Volume XVII, Issue 28 # July 9 - July 15, 2009

Sky Watch

by J. Alex Knoll

Out of Sight

Let Jupiter help you find distant Neptune

The waning gibbous moon rises at 10pm Thursday, with Jupiter following less than 10 degrees behind. The next evening, the moon falls back almost 30 minutes and now trails Jupiter by less than five degrees.

Jupiter has another traveling companion, although you’ll need a telescope to spot it. Train your scope on Jupiter and look one-half degree above it for a tiny blue-green light, Neptune, the outermost planet since Pluto was demoted.

At almost three billion miles distant, Neptune was not discovered until 1846. What little we know of the planet comes from the 1989 fly-by of the Voyager II spacecraft and more recently from the Hubble Space Telescope. Neptune has an outer atmosphere several thousand miles deep made up primarily of hydrogen, helium and methane. These gases furiously circle the planet at more than 1,250 miles an hour, the fastest winds known in the entire solar system. Oddly enough, they blow counter to Neptune’s own rotation.

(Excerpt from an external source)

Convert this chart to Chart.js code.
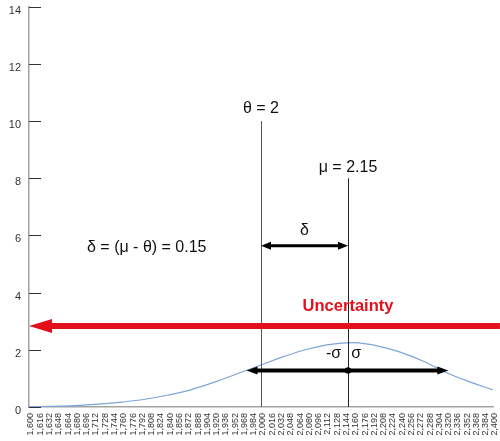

Beneath the Neptune’s clouds is a relatively warm ocean composed of water, ammonia and methane. Recent discoveries of life deep beneath earth’s own oceans around ammonia- and methane-belching thermal vents have led scientists to posit that Neptune’s ocean could perhaps give rise to life.

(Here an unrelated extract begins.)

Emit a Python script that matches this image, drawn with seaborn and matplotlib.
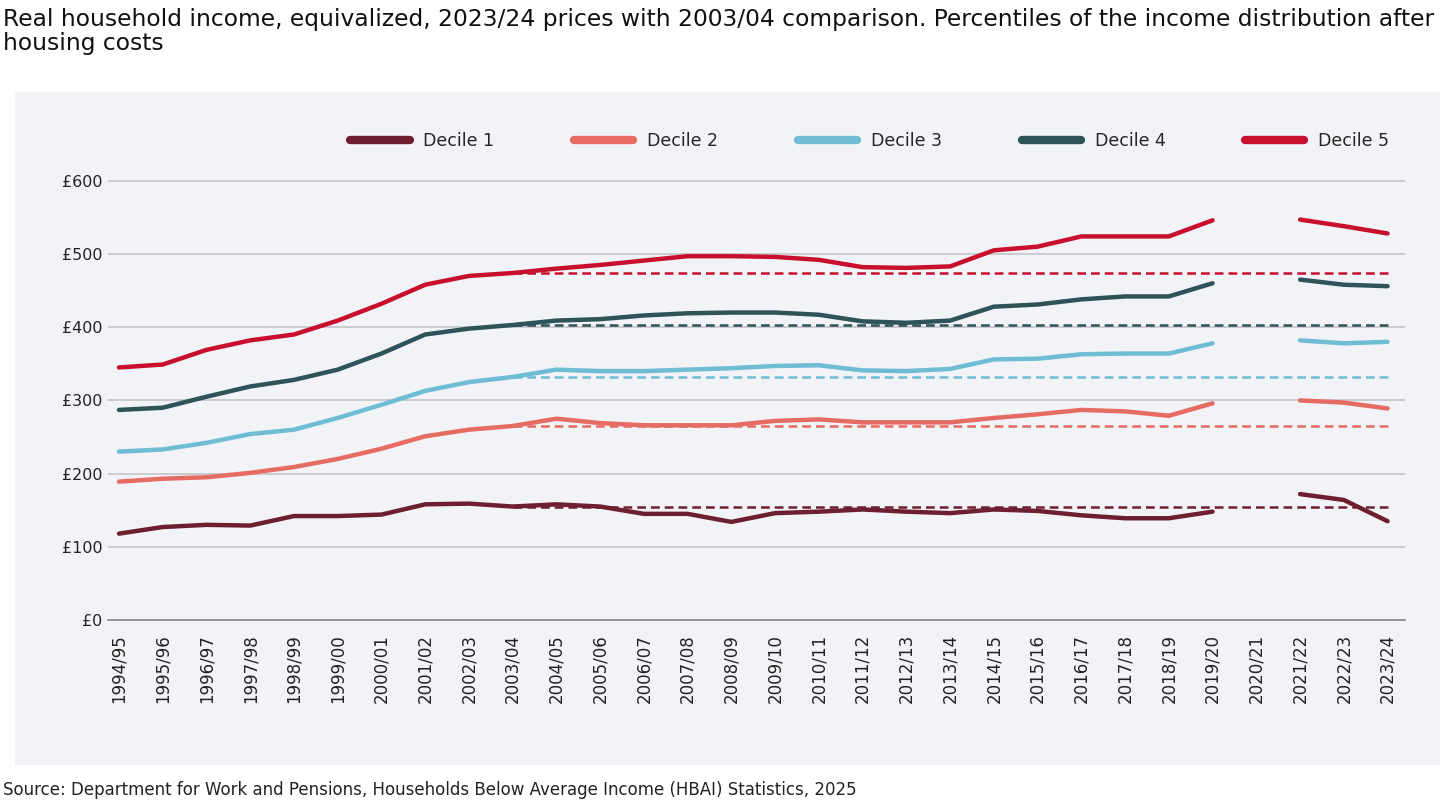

Our nearest planetary neighbors, Venus and Mars, rise in the east-northeast in the wee hours of the morning, with the morning star trailing the red planet by a little more than seven degrees at week’s end. Venus is truly dazzling, shining 130 times brighter than Mars. Reddish Aldebaran shines to the other side of Venus. Each night the two planets appear a little farther apart, with Venus pulling within a few degrees of the blazing eye of the bull Sunday and Monday.